— begin —

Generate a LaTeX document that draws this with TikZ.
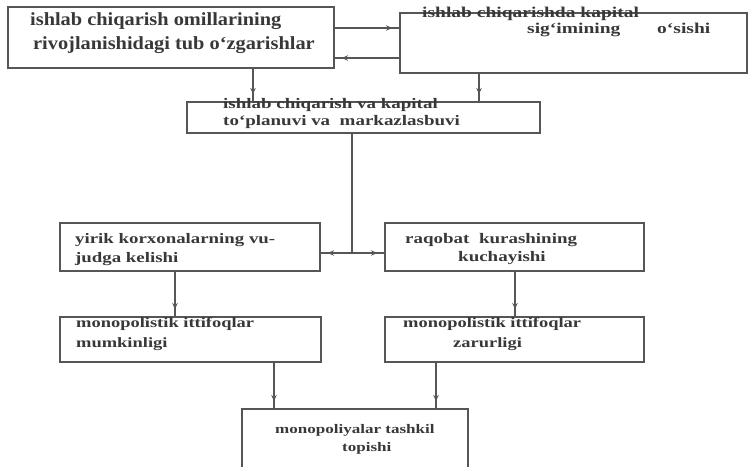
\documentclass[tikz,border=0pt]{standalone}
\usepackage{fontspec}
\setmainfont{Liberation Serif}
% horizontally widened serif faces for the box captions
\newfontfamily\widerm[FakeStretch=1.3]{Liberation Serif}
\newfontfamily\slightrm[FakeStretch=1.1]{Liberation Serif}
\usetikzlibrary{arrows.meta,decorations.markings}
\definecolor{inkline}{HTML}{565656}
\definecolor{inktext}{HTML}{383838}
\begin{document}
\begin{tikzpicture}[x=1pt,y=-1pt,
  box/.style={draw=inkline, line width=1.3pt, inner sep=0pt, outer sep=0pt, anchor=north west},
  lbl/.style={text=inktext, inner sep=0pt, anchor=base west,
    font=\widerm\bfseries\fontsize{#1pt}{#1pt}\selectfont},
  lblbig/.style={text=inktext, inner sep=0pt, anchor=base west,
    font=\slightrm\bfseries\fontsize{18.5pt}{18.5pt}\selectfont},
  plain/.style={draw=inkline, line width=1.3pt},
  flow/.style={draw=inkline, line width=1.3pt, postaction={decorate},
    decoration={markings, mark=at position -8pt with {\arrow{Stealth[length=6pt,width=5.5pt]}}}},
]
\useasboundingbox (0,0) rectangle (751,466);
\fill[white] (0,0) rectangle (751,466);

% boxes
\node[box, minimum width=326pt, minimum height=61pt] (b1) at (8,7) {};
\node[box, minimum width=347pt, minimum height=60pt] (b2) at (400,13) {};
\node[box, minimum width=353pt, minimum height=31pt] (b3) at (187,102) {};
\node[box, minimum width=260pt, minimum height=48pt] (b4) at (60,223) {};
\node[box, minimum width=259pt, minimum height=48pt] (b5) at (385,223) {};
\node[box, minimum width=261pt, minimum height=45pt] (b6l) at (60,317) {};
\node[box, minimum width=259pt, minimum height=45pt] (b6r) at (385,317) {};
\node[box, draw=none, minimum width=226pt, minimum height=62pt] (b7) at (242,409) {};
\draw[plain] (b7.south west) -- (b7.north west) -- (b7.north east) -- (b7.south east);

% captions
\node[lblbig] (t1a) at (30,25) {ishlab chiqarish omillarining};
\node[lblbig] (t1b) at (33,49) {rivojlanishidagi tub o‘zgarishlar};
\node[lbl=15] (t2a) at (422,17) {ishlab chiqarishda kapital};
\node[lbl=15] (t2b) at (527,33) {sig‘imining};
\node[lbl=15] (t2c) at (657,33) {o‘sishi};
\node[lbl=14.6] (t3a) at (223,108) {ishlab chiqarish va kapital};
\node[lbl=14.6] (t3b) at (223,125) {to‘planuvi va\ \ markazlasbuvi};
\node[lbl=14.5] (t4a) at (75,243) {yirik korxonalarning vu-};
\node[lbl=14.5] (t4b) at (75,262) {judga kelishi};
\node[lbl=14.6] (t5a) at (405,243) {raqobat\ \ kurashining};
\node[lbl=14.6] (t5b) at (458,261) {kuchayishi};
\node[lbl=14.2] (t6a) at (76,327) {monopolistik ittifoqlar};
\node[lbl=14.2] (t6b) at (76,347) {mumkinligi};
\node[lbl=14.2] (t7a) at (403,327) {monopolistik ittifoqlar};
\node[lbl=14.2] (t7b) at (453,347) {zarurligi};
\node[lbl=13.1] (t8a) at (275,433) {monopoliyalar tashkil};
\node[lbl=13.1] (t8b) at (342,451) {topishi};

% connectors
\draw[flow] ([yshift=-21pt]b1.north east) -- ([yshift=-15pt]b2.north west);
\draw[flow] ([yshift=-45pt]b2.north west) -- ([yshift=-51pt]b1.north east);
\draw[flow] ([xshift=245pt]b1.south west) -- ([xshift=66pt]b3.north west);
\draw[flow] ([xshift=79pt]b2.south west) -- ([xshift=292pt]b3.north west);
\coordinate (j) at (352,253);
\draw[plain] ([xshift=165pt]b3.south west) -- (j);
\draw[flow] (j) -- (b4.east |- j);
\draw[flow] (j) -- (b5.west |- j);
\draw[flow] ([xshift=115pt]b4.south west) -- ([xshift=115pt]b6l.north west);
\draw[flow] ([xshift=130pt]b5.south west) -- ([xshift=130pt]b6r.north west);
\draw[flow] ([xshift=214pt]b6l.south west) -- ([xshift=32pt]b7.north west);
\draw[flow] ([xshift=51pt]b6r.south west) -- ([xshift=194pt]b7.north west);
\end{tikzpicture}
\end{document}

— end —
— begin —

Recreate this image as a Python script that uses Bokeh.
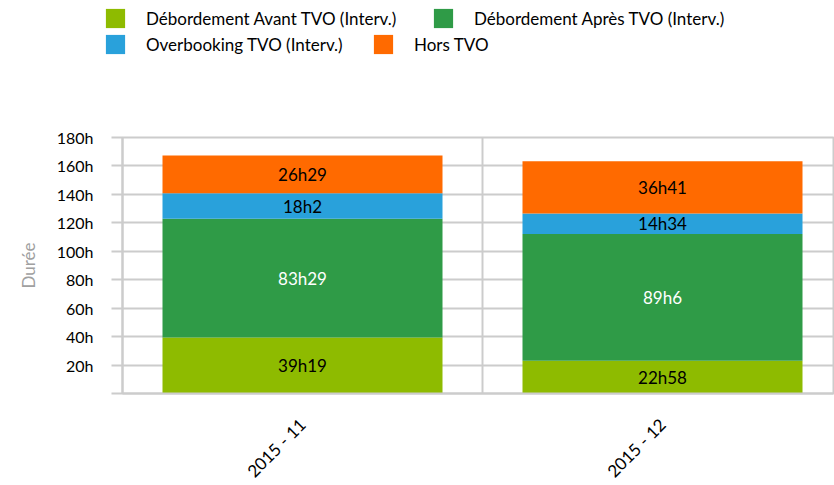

— end —

PROBLEM DESCRIPTION:
Which lines contain "with"? Show each of them.

FULL SOLUTION:
Generate a LaTeX document that draws this with TikZ.
    decoration={markings, mark=at position -8pt with {\arrow{Stealth[length=6pt,width=5.5pt]}}}},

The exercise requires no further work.